EQ935-30 The Young Child in Context

Academic year
20/21
Department
Centre for Education Studies
Level
Taught Postgraduate Level
Module leader
Sarah Dahl
Credit value
30
Module duration
10 weeks
Assessment
100% coursework
Study location
University of Warwick main campus, Coventry
Introductory description

This module provides an interdisciplinary analysis of contemporary policy and practice, in early childhood in diverse societies and at different points of time, for instance, in education, health and social work. It examines the interplay between family, work, schooling and other influences in the lives of young children. It considers the distinct cultural worlds they inhabit by exploring their everyday activities, their friendships, relationships and identities, including the role of media and information technology in their lives. Early childhood is now high on the agenda of policy makers across the world and the module explores the status of young children, their rights and participation in a global context. Significant are the effects of poverty and other adversities such as war on life-chances, health and well-being.

Module aims
  • To explore different perspectives on early childhood in diverse societies, at different times and shaped by different disciplines;
  • To examine what theories are being used to guide and inform concepts of learning and development;
  • To identify the dominant methodological approaches and methods being used;
  • To interrogate the agendas of policy-makers with respect to provision for young children and equitable services for low-income families;
  • To critically analyse the array of maintained, private, voluntary and independent early childhood settings available and consider the range of services provided (childcare, schooling, learning, family support and early intervention) in terms of quality, access and affordability.
Outline syllabus

This is an indicative module outline only to give an indication of the sort of topics that may be covered. Actual sessions held may differ.

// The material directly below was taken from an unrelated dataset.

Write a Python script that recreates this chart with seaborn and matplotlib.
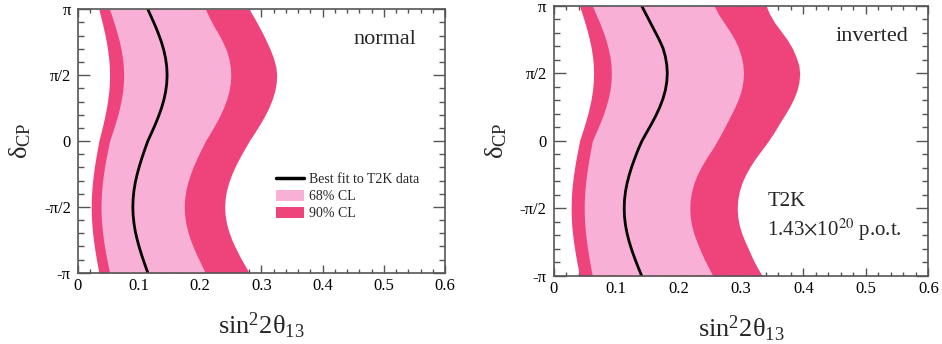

The module introduction will consider issues relating to constructions of childhood that rely on a knowledge base from the global North. The next 8 sessions cohere round four themes of i) multiple perspectives; ii) current and emerging theoretical viewpoints; iii) policy and provision; iv) what counts as effective practice. Each one will have preparatory reading, a formal presentation followed by a seminar/reading group activity for discussion and debate that will include examples from the global North and the South with a view to theorizing new perspectives. The concluding session will review the module and issues raised in session 1, considering how we might interrogate future directions for early childhood global policy.

Learning outcomes

By the end of the module, students should be able to:

  • Demonstrate awareness that early childhood studies have many discipline discourses;
  • Recognise that there are dominant theories of child development that have powerfully shaped the way we think about young children and that these are being increasingly challenged by writers with alternative viewpoints;
  • Understand that political, economic and social factors shape the lives of young children and that there is wide disparity across the world in terms of equality of access to high standards of care and education;
  • Develop understanding of the role of early childhood services in supporting families;
  • Demonstrate the ability to explore the relationship between poverty and early childhood services in terms of quality, affordability and accessibility.
Indicative reading list

Introductory text:
Powell, S. and Smith, K. (Eds.) (2018) Introduction to Early Childhood Studies. London: Sage.
Illustrative bibliography:
Alasuutari, M., Markstrom and Valberg-Roth, A-C., (2014) Assessment and Documentation in Early
Childhood Education. London: Routledge.
Corsaro, W. (2017) The Sociology of Childhood, Fifth Edition, Thousand Oaks: Sage.
Davies, B (2014) Listening to Children: Being and Becoming. London: Routledge.
Ferraris, M. (2012) Why is it Necessary to Leave Traces. New York: Fordham University Press.
Fleer, M. and Van Oers, B., (2017) International Handbook of Early Childhood Education. London: Routledge.
Mac Naughton, G. (2005) Doing Foucault in Early Childhood Studies. Applying postural ideas. London: Routedge.
Marsh, J. and Bishop, J. C. (2014) Changing Play: Play Media and Commercial Culture from the 1950s to the Present day. Maidenhead: Open University Press.
Miller, L., Cameron, C., Dalli, D. and Barbour, N. (2017) Sage Handbook of Early Childhood Policy. London: Sage.
Penn, H. (2011) Travelling policies and global buzzwords: how international non-governmental
organisations and charities spread the world about early childhood in the global South, Childhood, 18, (1), 94-113.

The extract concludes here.